I have a very low mileage R2400. I got excited about the prospect of saving money, so I purchased a complete system, chip resetter, cleaning kit, waste bottle, etc. The printer was working perfectly with Epson carts.
I started out with one cart, lt cyan. Again, it worked perfectly. A week or two later the oem carts were running down so I replaced all four on the right side of the printhead. It started up fine, but a day or two later a nozzle check showed problems. All four carts on the right had drained out. Strangely, the lt cyan on the left was fine. I came to the forum and read that I should clean. Perhaps the right capping station was causing all the ink to drain out. I followed all the cleaning steps: capping stations, wiper, points, underneath the printhead, etc. and refilled the carts again. One day later, all four carts on the right had drained or mostly drained, as well as one on the left. Good ol’ lt cyan was still hanging strong.
This is disappointing. Burning through the new ink, without even making prints. What’s wrong?
We haven’t seen one of these ‘what’s wrong with my R2400?’ posts for a while, but if you search the forum you will see that there are quite a few people who have had problems getting this particular printer to work with refillables. Opinion varies as to why. Even a lightly used printer is now about 10 years old, although my opinion FWIW is that the cartridge design is an older one and the cartridge makers never really sorted out reliable cartridges for this printer.
Quick fix, tape over the vent-hole on the cartridge and take a very fine needle and poke a hole in the tape.
This equalizes the gravity pressure properly. We have re-designed these carts from scratch recently with proper flow control and they should be in stock soon (we are waiting on shipment to our warehouse). Up to this point (industry-wide) we have been forced to use an out-dated design for small-format cartridges due to patent issues (we can’t replicate the Epson flow control exactly). These older-style carts work on most printers, but on some they drain easily due to small differences in the head and cleaning pad.
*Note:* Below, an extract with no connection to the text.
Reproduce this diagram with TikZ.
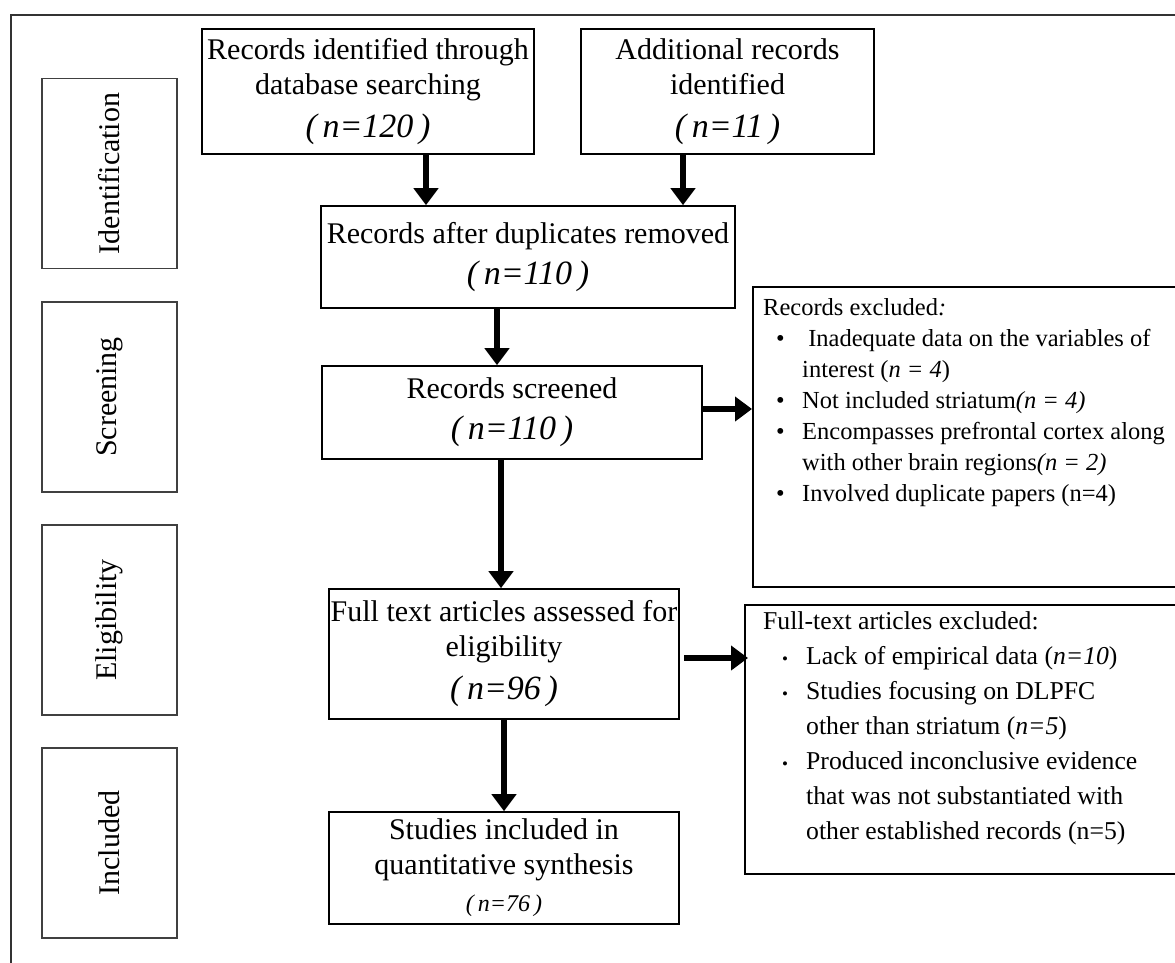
\documentclass[tikz,border=0pt]{standalone}
\usepackage{fontspec}
\setmainfont{Liberation Serif}
\usetikzlibrary{arrows.meta, positioning, calc}

\newcommand{\nfont}{\fontsize{34}{40}\selectfont\itshape}
\newcommand{\smbullet}{\hspace*{19pt}{\fontsize{17}{20}\selectfont\textbullet}}

\begin{document}
\begin{tikzpicture}[x=1pt, y=-1pt,
  box/.style={draw, line width=1.6pt, inner sep=2pt, align=center, font=\fontsize{30}{35}\selectfont},
  phase/.style={draw=black!75, line width=1.4pt, rotate=90, minimum width=190pt, minimum height=135pt, font=\fontsize{30}{35}\selectfont},
  exclbox/.style={draw, line width=1.6pt, anchor=north west, minimum width=470pt},
  arr/.style={line width=6pt, -{Triangle[length=17pt, width=24pt]}}]
\clip (0,0) rectangle (1175,962);
\draw[line width=2pt, black!80] (10.5,990) -- (10.5,15) -- (1200,15);

% phases
\node[phase] (idph) at (109.5,173.5) {Identification};
\node[phase] (scph) at (109.5,397) {Screening};
\node[phase] (elph) at (109.5,620) {Eligibility};
\node[phase] (inph) at (109.5,843) {Included};

% flow
\node[box, minimum width=332pt, minimum height=125pt] (recdb) at (368,91.5) {Records identified through\\database searching\\[8pt]{\nfont (\,n=120\,)}};
\node[box, minimum width=293pt, minimum height=125pt] (addrec) at (727.5,91.5) {Additional records\\identified\\[8pt]{\nfont (\,n=11\,)}};
\node[box, minimum width=414pt, minimum height=102pt] (dedup) at (528,257) {Records after duplicates removed\\[6pt]{\nfont (\,n=110\,)}};
\node[box, minimum width=380pt, minimum height=93pt] (screen) at (512,412.5) {Records screened\\[6pt]{\nfont (\,n=110\,)}};
\node[box, minimum width=350pt, minimum height=130pt] (fulltext) at (504,654) {Full text articles assessed for\\eligibility\\[8pt]{\nfont (\,n=96\,)}};
\node[box, minimum width=350pt, minimum height=112pt] (incl) at (504,868) {Studies included in\\quantitative synthesis\\[2pt]{\fontsize{24}{28}\selectfont\itshape (\,n=76\,)}};

% exclusions
\node[exclbox, minimum height=300pt] (recexcl) at (752,286) {};
\node[anchor=north west, inner sep=0pt, font=\fontsize{24.5}{31}\selectfont] (recexcltxt) at ([xshift=11pt, yshift=-8pt]recexcl.north west) {%
\begin{tabular}{@{}p{39pt}@{}l@{}}
\multicolumn{2}{@{}l@{}}{Records excluded\textit{:}}\\
\hspace*{13pt}\textbullet & \ Inadequate data on the variables of\\
 & interest (\textit{n = 4})\\
\hspace*{13pt}\textbullet & Not included striatum\textit{(n = 4)}\\
\hspace*{13pt}\textbullet & Encompasses prefrontal cortex along\\
 & with other brain regions\textit{(n = 2)}\\
\hspace*{13pt}\textbullet & Involved duplicate papers (n=4)
\end{tabular}};
\node[exclbox, minimum height=269pt] (ftexcl) at (744,604) {};
\node[anchor=north west, inner sep=0pt, font=\fontsize{25.7}{35}\selectfont] (ftexcltxt) at ([xshift=19pt, yshift=-1pt]ftexcl.north west) {%
\begin{tabular}{@{}p{43pt}@{}l@{}}
\multicolumn{2}{@{}l@{}}{Full-text articles excluded:}\\
\smbullet & Lack of empirical data (\textit{n=10})\\
\smbullet & Studies focusing on DLPFC\\
 & other than striatum (\textit{n=5})\\
\smbullet & Produced inconclusive evidence\\
 & that was not substantiated with\\
 & other established records (n=5)
\end{tabular}};

% arrows
\draw[arr] ([xshift=58pt]recdb.south) -- ([xshift=58pt]recdb.south |- dedup.north);
\draw[arr] ([xshift=-44.5pt]addrec.south) -- ([xshift=-44.5pt]addrec.south |- dedup.north);
\draw[arr] ([xshift=-31pt]dedup.south) -- ([xshift=-31pt]dedup.south |- screen.north);
\draw[arr] ([xshift=-11pt]screen.south) -- ([xshift=-11pt]screen.south |- fulltext.north);
\draw[arr] (fulltext.south) -- (incl.north);
\draw[arr] ([yshift=3.5pt]screen.east) -- ([yshift=3.5pt]screen.east -| recexcl.west);
\draw[arr] ([xshift=4pt, yshift=-4pt]fulltext.east) -- ([xshift=4pt, yshift=-4pt]fulltext.east -| ftexcl.west);
\end{tikzpicture}
\end{document}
We will send an email out when the new flow-controlled carts are in stock, but for now simply do the procedure above.
How much faith do you have in the workaround? I’m hesitant to waste all the remaining ink. Also, does the warranty extend until the new carts are delivered?
I have a LOT of faith. It’s worked many times in the past. Ink flow happens differently from printer to printer (it’s also based on printer age). Sometimes it happens because a customer tried to prime their carts (these carts will drain ink if a priming tip was jammed in there) or if a printer is slightly out of spec. The design tolerance on the small format manifolds are much looser than the pro-series printers (3880s on up).